Josèfa Ntjam, vies minuscules
Art contemporain / Pour sa première grande exposition personnelle, Josèfa Ntjam déploie à l'IAC un impressionnant environnement biomorphe et cosmologique qui donne voix et voies plastiques aux vies minuscules, qu'elles soient celles de l'histoire ou de la nature.
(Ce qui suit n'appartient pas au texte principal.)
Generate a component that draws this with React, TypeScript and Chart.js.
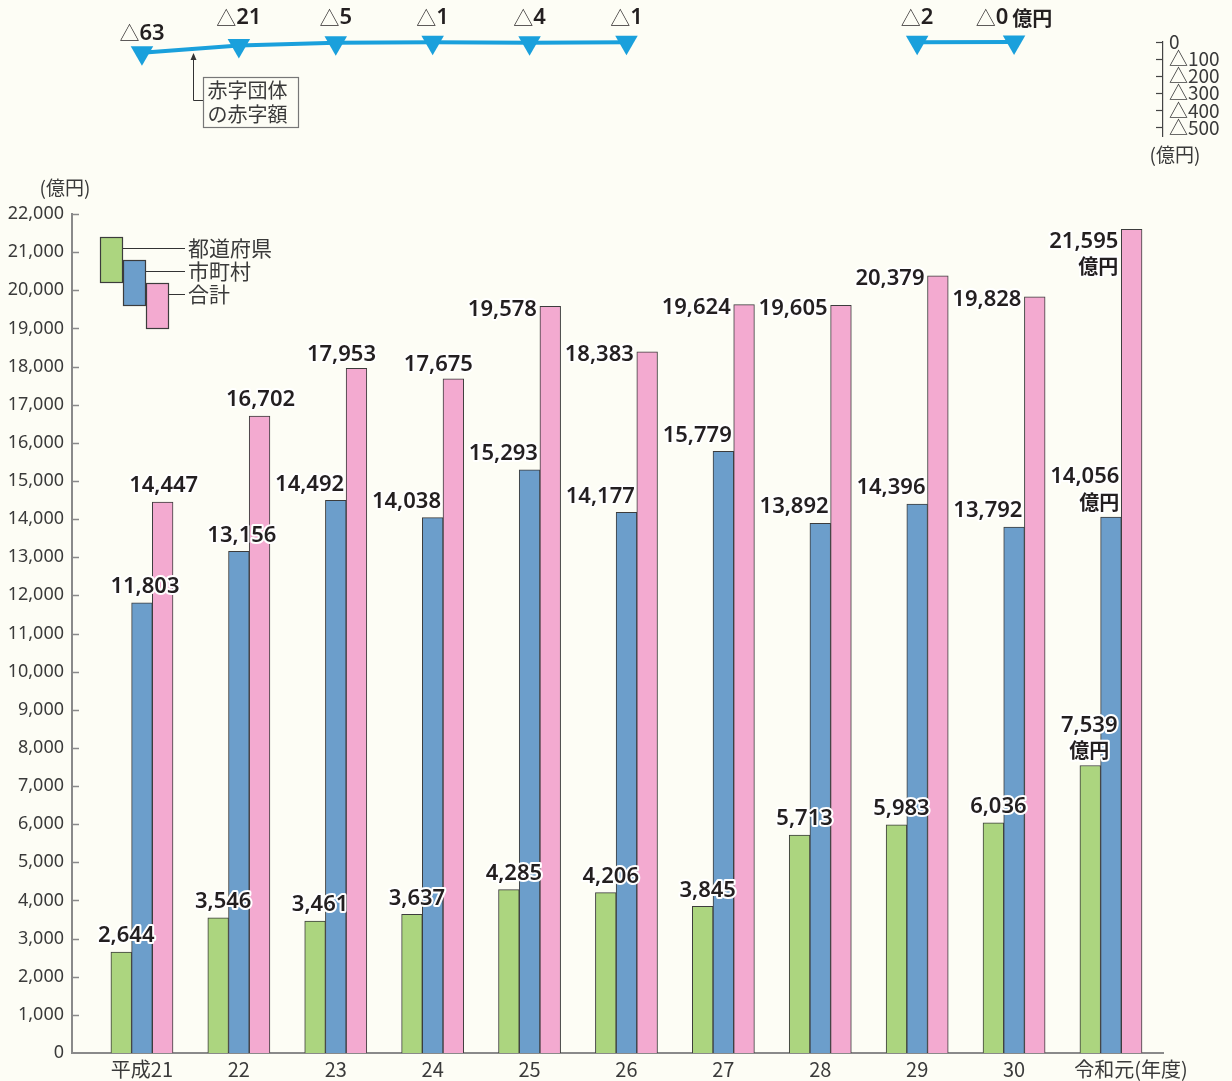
import React, { useEffect, useRef } from 'react';
import { Chart, registerables } from 'chart.js';

Chart.register(...registerables);

// ---------- data ----------
const categories = ['平成21', '22', '23', '24', '25', '26', '27', '28', '29', '30', '令和元'];
const xAxisSuffix = '(年度)';
const seriesNames = ['都道府県', '市町村', '合計'];
const prefectures = [2644, 3546, 3461, 3637, 4285, 4206, 3845, 5713, 5983, 6036, 7539];
const municipalities = [11803, 13156, 14492, 14038, 15293, 14177, 15779, 13892, 14396, 13792, 14056];
const totals = [14447, 16702, 17953, 17675, 19578, 18383, 19624, 19605, 20379, 19828, 21595];
const deficitAmounts: (number | null)[] = [63, 21, 5, 1, 4, 1, null, null, 2, 0, null];
const amountTicks = [0, 1000, 2000, 3000, 4000, 5000, 6000, 7000, 8000, 9000, 10000, 11000, 12000, 13000, 14000, 15000, 16000, 17000, 18000, 19000, 20000, 21000, 22000];
const deficitTicks = [0, 100, 200, 300, 400, 500];
const unitLabel = '(億円)';
const unit = '億円';
const deficitNote = ['赤字団体', 'の赤字額'];

// ---------- style ----------
const BG = '#fdfdf5';
const BAR_COLORS = ['#acd57f', '#6c9ecb', '#f3aad0'];
const LINE_COLOR = '#1aa0dc';
const TEXT = '#231f20';
const AXIS_TEXT = '#3a3a3a';
const X_MIN = -0.722;
const X_MAX = 10.537;
const NUM_FONT = '"Noto Sans", "Noto Sans CJK JP", sans-serif';
const JP_FONT = '"Noto Sans CJK JP", "Noto Sans", sans-serif';

function fmt(v: number) {
  return v.toLocaleString('en-US');
}

function haloText(ctx: CanvasRenderingContext2D, text: string, x: number, y: number) {
  ctx.save();
  ctx.lineJoin = 'round';
  ctx.lineWidth = 4;
  ctx.strokeStyle = '#ffffff';
  ctx.strokeText(text, x, y);
  ctx.fillStyle = TEXT;
  ctx.fillText(text, x, y);
  ctx.restore();
}

// labels on the bars
const barLabelPlugin = {
  id: 'barLabels',
  afterDatasetsDraw(chart: any) {
    const ctx: CanvasRenderingContext2D = chart.ctx;
    const last = categories.length - 1;
    ctx.save();
    ctx.textBaseline = 'middle';
    chart.data.datasets.forEach((ds: any, d: number) => {
      const meta = chart.getDatasetMeta(d);
      meta.data.forEach((bar: any, i: number) => {
        const value = ds.data[i].y;
        const cx = bar.x;
        const left = bar.x - bar.width / 2;
        const right = bar.x + bar.width / 2;
        const top = bar.y;
        let align: CanvasTextAlign = 'center';
        let x = cx;
        let y = top - 16;
        if (d === 0) {
          x = i === last ? cx - 1 : cx + 5;
        } else if (d === 1) {
          if (i < 2) { x = cx + 3; }
          else { align = 'right'; x = right - 2; }
        } else {
          if (i < 2) { x = cx + 1; }
          else if (i < 4) { x = cx - 15; y = top - 14; }
          else { align = 'right'; x = left - 3; y = top + 3; }
        }
        ctx.textAlign = align;
        if (i === last) {
          const y1 = d === 2 ? top + 12 : top - 40;
          ctx.font = `600 22px ${NUM_FONT}`;
          haloText(ctx, fmt(value), x, y1);
          ctx.font = `600 20px ${JP_FONT}`;
          haloText(ctx, unit, x, y1 + 25);
        } else {
          ctx.font = `600 22px ${NUM_FONT}`;
          haloText(ctx, fmt(value), x, y);
        }
      });
    });
    ctx.restore();
  },
};

// legend, unit title, inward ticks
const bottomDecorPlugin = {
  id: 'bottomDecor',
  afterDraw(chart: any) {
    const ctx: CanvasRenderingContext2D = chart.ctx;
    const area = chart.chartArea;
    const yScale = chart.scales.y;
    ctx.save();
    // inward tick marks
    ctx.strokeStyle = '#8a8a8a';
    ctx.lineWidth = 1.5;
    amountTicks.forEach((v) => {
      if (v === 0) return;
      const y = Math.round(yScale.getPixelForValue(v)) + 0.5;
      ctx.beginPath();
      ctx.moveTo(area.left, y);
      ctx.lineTo(area.left + 7, y);
      ctx.stroke();
    });
    // unit title
    ctx.fillStyle = AXIS_TEXT;
    ctx.font = `19px ${JP_FONT}`;
    ctx.textAlign = 'center';
    ctx.textBaseline = 'middle';
    ctx.fillText(unitLabel, 65, 18);
    // legend
    const bx = 100, by = 67, w = 23, h = 46, step = 23;
    ctx.font = `21px ${JP_FONT}`;
    ctx.textAlign = 'left';
    chart.data.datasets.forEach((ds: any, d: number) => {
      const x = bx + d * step;
      const y = by + d * step;
      ctx.fillStyle = ds.backgroundColor;
      ctx.fillRect(x, y, w, h);
      ctx.strokeStyle = '#3c3c3c';
      ctx.lineWidth = 1.2;
      ctx.strokeRect(x + 0.5, y + 0.5, w - 1, h - 1);
      const ly = Math.round(y + 11) + 0.5;
      ctx.beginPath();
      ctx.moveTo(x + w, ly);
      ctx.lineTo(185, ly);
      ctx.strokeStyle = '#333';
      ctx.lineWidth = 1;
      ctx.stroke();
      ctx.fillStyle = AXIS_TEXT;
      ctx.fillText(ds.label, 188, ly);
    });
    ctx.restore();
  },
};

const topDecorPlugin = {
  id: 'topDecor',
  afterDraw(chart: any) {
    const ctx: CanvasRenderingContext2D = chart.ctx;
    const yScale = chart.scales.y;
    const xScale = chart.scales.x;
    const meta = chart.getDatasetMeta(0);
    const yZero = yScale.getPixelForValue(0);
    ctx.save();
    // inward ticks on right axis
    ctx.strokeStyle = '#444';
    ctx.lineWidth = 1.2;
    deficitTicks.forEach((v) => {
      const y = Math.round(yScale.getPixelForValue(-v)) + 0.5;
      ctx.beginPath();
      ctx.moveTo(yScale.left - 7, y);
      ctx.lineTo(yScale.left, y);
      ctx.stroke();
    });
    // unit title
    ctx.fillStyle = AXIS_TEXT;
    ctx.font = `19px ${JP_FONT}`;
    ctx.textAlign = 'center';
    ctx.textBaseline = 'middle';
    ctx.fillText(unitLabel, yScale.left + 12, 155);

    // value labels
    let lastIdx = -1;
    deficitAmounts.forEach((v, i) => { if (v !== null) lastIdx = i; });
    deficitAmounts.forEach((v, i) => {
      if (v === null) return;
      const pt = meta.data[i];
      const y = v > 50 ? pt.y - 19 : yZero - 24;
      const parts: { text: string; font: string; gap: number; w?: number }[] = [
        { text: '△', font: `300 20px ${JP_FONT}`, gap: 0 },
        { text: String(v), font: `600 22px ${NUM_FONT}`, gap: i === lastIdx ? 4 : 0 },
      ];
      if (i === lastIdx) parts.push({ text: unit, font: `600 20px ${JP_FONT}`, gap: 0 });
      let total = 0;
      parts.forEach((p) => { ctx.font = p.font; p.w = ctx.measureText(p.text).width + p.gap; total += p.w; });
      let x = pt.x - total / 2;
      ctx.textAlign = 'left';
      ctx.fillStyle = TEXT;
      parts.forEach((p) => { ctx.font = p.font; ctx.fillText(p.text, x, y); x += p.w as number; });
    });

    // annotation: arrow + box
    const ax = Math.round(xScale.getPixelForValue(0.53)) + 0.5;
    const p0 = meta.data[0], p1 = meta.data[1];
    const t = (ax - p0.x) / (p1.x - p0.x);
    const lineY = p0.y + (p1.y - p0.y) * t;
    const tipY = lineY + 4;
    const boxX = 203.5, boxY = 77.5, boxW = 95, boxH = 50;
    const elbowY = 100.5;
    ctx.strokeStyle = '#333';
    ctx.lineWidth = 1;
    ctx.beginPath();
    ctx.moveTo(ax, tipY + 5);
    ctx.lineTo(ax, elbowY);
    ctx.lineTo(boxX, elbowY);
    ctx.stroke();
    ctx.fillStyle = '#333';
    ctx.beginPath();
    ctx.moveTo(ax, tipY);
    ctx.lineTo(ax - 3, tipY + 7);
    ctx.lineTo(ax + 3, tipY + 7);
    ctx.closePath();
    ctx.fill();
    ctx.strokeStyle = '#777';
    ctx.lineWidth = 1.2;
    ctx.strokeRect(boxX, boxY, boxW, boxH);
    ctx.fillStyle = AXIS_TEXT;
    ctx.font = `20px ${JP_FONT}`;
    ctx.textBaseline = 'middle';
    ctx.textAlign = 'left';
    ctx.fillText(deficitNote[0], boxX + 4, boxY + 13);
    ctx.fillText(deficitNote[1], boxX + 4, boxY + 37);
    ctx.restore();
  },
};

export default function App() {
  const topRef = useRef<HTMLCanvasElement>(null);
  const bottomRef = useRef<HTMLCanvasElement>(null);

  useEffect(() => {
    document.body.style.margin = '0';
    document.body.style.background = BG;

    const series = [prefectures, municipalities, totals];
    const bottom = new Chart(bottomRef.current as HTMLCanvasElement, {
      type: 'bar',
      data: {
        datasets: series.map((vals, d) => ({
          label: seriesNames[d],
          data: vals.map((v, i) => ({ x: i, y: v })),
          backgroundColor: BAR_COLORS[d],
          borderColor: '#3c3c3c',
          borderWidth: 1,
          barThickness: 20.7,
        })),
      } as any,
      options: {
        responsive: false,
        animation: false,
        layout: { padding: { top: 44, right: 69, left: 0, bottom: 0 } },
        plugins: { legend: { display: false }, tooltip: { enabled: false } },
        scales: {
          x: {
            type: 'linear',
            min: X_MIN,
            max: X_MAX,
            offset: false,
            grid: { display: false, drawTicks: false, offset: false },
            border: { display: true, color: '#8a8a8a', width: 2 },
            afterBuildTicks: (s: any) => { s.ticks = categories.map((_, i) => ({ value: i })); },
            afterFit: (s: any) => { s.height = 28; },
            ticks: {
              autoSkip: false,
              maxRotation: 0,
              minRotation: 0,
              padding: 4,
              color: AXIS_TEXT,
              font: { family: JP_FONT, size: 20 },
              callback: (v: any) => {
                const i = Number(v);
                return i === categories.length - 1 ? '\u3000\u3000' + categories[i] + xAxisSuffix : categories[i];
              },
            },
          },
          y: {
            min: 0,
            max: 22000,
            grid: { display: false, drawTicks: false },
            border: { display: true, color: '#8a8a8a', width: 2 },
            afterBuildTicks: (s: any) => { s.ticks = amountTicks.map((v) => ({ value: v })); },
            afterFit: (s: any) => { s.width = 72; },
            ticks: {
              autoSkip: false,
              padding: 8,
              color: AXIS_TEXT,
              font: { family: NUM_FONT, size: 18 },
              callback: (v: any) => fmt(Number(v)),
            },
          },
        },
      } as any,
      plugins: [barLabelPlugin, bottomDecorPlugin],
    });

    const top = new Chart(topRef.current as HTMLCanvasElement, {
      type: 'line',
      data: {
        datasets: [{
          label: deficitNote.join(''),
          data: deficitAmounts.map((v, i) => ({ x: i, y: v === null ? null : -v })),
          borderColor: LINE_COLOR,
          borderWidth: 4,
          pointStyle: 'triangle',
          pointRotation: 180,
          pointRadius: 13,
          pointBackgroundColor: LINE_COLOR,
          pointBorderColor: LINE_COLOR,
          pointBorderWidth: 0,
          spanGaps: false,
          tension: 0,
          clip: false,
        }],
      } as any,
      options: {
        responsive: false,
        animation: false,
        layout: { padding: { top: 42, bottom: 34, left: 72, right: 0 } },
        plugins: { legend: { display: false }, tooltip: { enabled: false } },
        scales: {
          x: { type: 'linear', min: X_MIN, max: X_MAX, display: false },
          y: {
            position: 'right',
            min: -550,
            max: 0,
            grid: { display: false, drawTicks: false },
            border: { display: true, color: '#444', width: 1.2 },
            afterBuildTicks: (s: any) => { s.ticks = deficitTicks.map((v) => ({ value: -v })); },
            afterFit: (s: any) => { s.width = 69; },
            ticks: {
              autoSkip: false,
              padding: 6,
              color: AXIS_TEXT,
              font: { family: JP_FONT, size: 19 },
              callback: (v: any) => (Number(v) === 0 ? '0' : '△' + Math.abs(Number(v))),
            },
          },
        },
      } as any,
      plugins: [topDecorPlugin],
    });

    return () => {
      bottom.destroy();
      top.destroy();
    };
  }, []);

  return (
    <div style={{ position: 'relative', width: 1232, height: 1081, background: BG, overflow: 'hidden' }}>
      <canvas ref={topRef} width={1232} height={170} style={{ position: 'absolute', left: 0, top: 0, display: 'block' }} />
      <canvas ref={bottomRef} width={1232} height={911} style={{ position: 'absolute', left: 0, top: 170, display: 'block' }} />
    </div>
  );
}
Photo : Vue de l'exposition Josèfa Ntjam (c)Ivan Erofeev
Artiste, performeuse, écrivaine, Josèfa Ntjam (née en 1992 à Metz et vivant à Saint-Étienne) a le vent en poupe depuis 2020 : expositions aux États-Unis et au Canada, au Centre Pompidou de Metz ou au Jeu de Paume à Paris... L'Institut d'art contemporain de Villeurbanne lui offre l'opportunité d'une première grande exposition personnelle. Sur les 1200 m² de l'IAC, l'artiste a soigné sa mise en scène et nous plonge dans un impressionnant univers aquatique et biomorphe fait de collages, d'impressions numériques, de films, de sculptures, de sons et de voix.
Trois figures féminines et militantes nous accueillent dans la première salle : Hadja Aissatou Mafory Bangoura (1910-1976) engagée dans l'indépendance de la Guinée, Marthe Ekemeyong Moumié (1925-2009) et Elisabeth Djouka (1944-2024) toutes deux engagées dans les luttes indépendantistes au Cameroun. Sous leur "tutelle", l'artiste déploie des récits en réseau, au sujet des mémoires noires, des lignées matriarcales, des identités queer et des histoires refoulées. Car si l'imagerie de Ntjam est à dominante scientifique (explorations de fonds marins, cellules vues au microscope, cosmologies imaginaires, etc.), c'est pour mieux faire un parallèle entre les strates de la matière, et les strates de l'histoire. L'histoire, comme la nature, davantage que de grandes formes visibles, est constituée d'une multitude de voix et de vies minuscules, de corpuscules, d'événements ou de luttes oubliées par nos mémoires collectives officielles.
Dérives
De salle en salle, Josèfa Ntjam propose plusieurs univers fictifs où sourdent les mémoires et les récits oubliés. Pour cela, l'artiste fait feu de tout bois : jeux vidéo et intelligence artificielle, sable et métal, sons et vidéos, photomontages et installations... Le collage, la superposition, la stratification, la rencontre d'éléments hétérogènes dominent au sein de son exposition qui se propose et s'éprouve comme une sorte de dérive sensorielle libre et originale. Nous sommes sensibles à la scénographie, à la qualité des sons et des voix hypnotiques, à l'étrangeté de ses sculptures, mais moins à l'esthétique des œuvres vidéo et imprimées. Un "je ne sais quoi" fait d'infographies et de techniques numériques nous laisse à grande distance de ces œuvres-là : les reconstitutions biomorphiques à l'ordinateur sonnent un peu faux à nos yeux, les représentations cosmologiques itou, comme si elles manquaient "d'âme". Plus qu'œuvre par œuvre, l'exposition s'apprécie donc comme un environnement, une déambulation sensorielle, à travers une mise en espace assez exceptionnelle.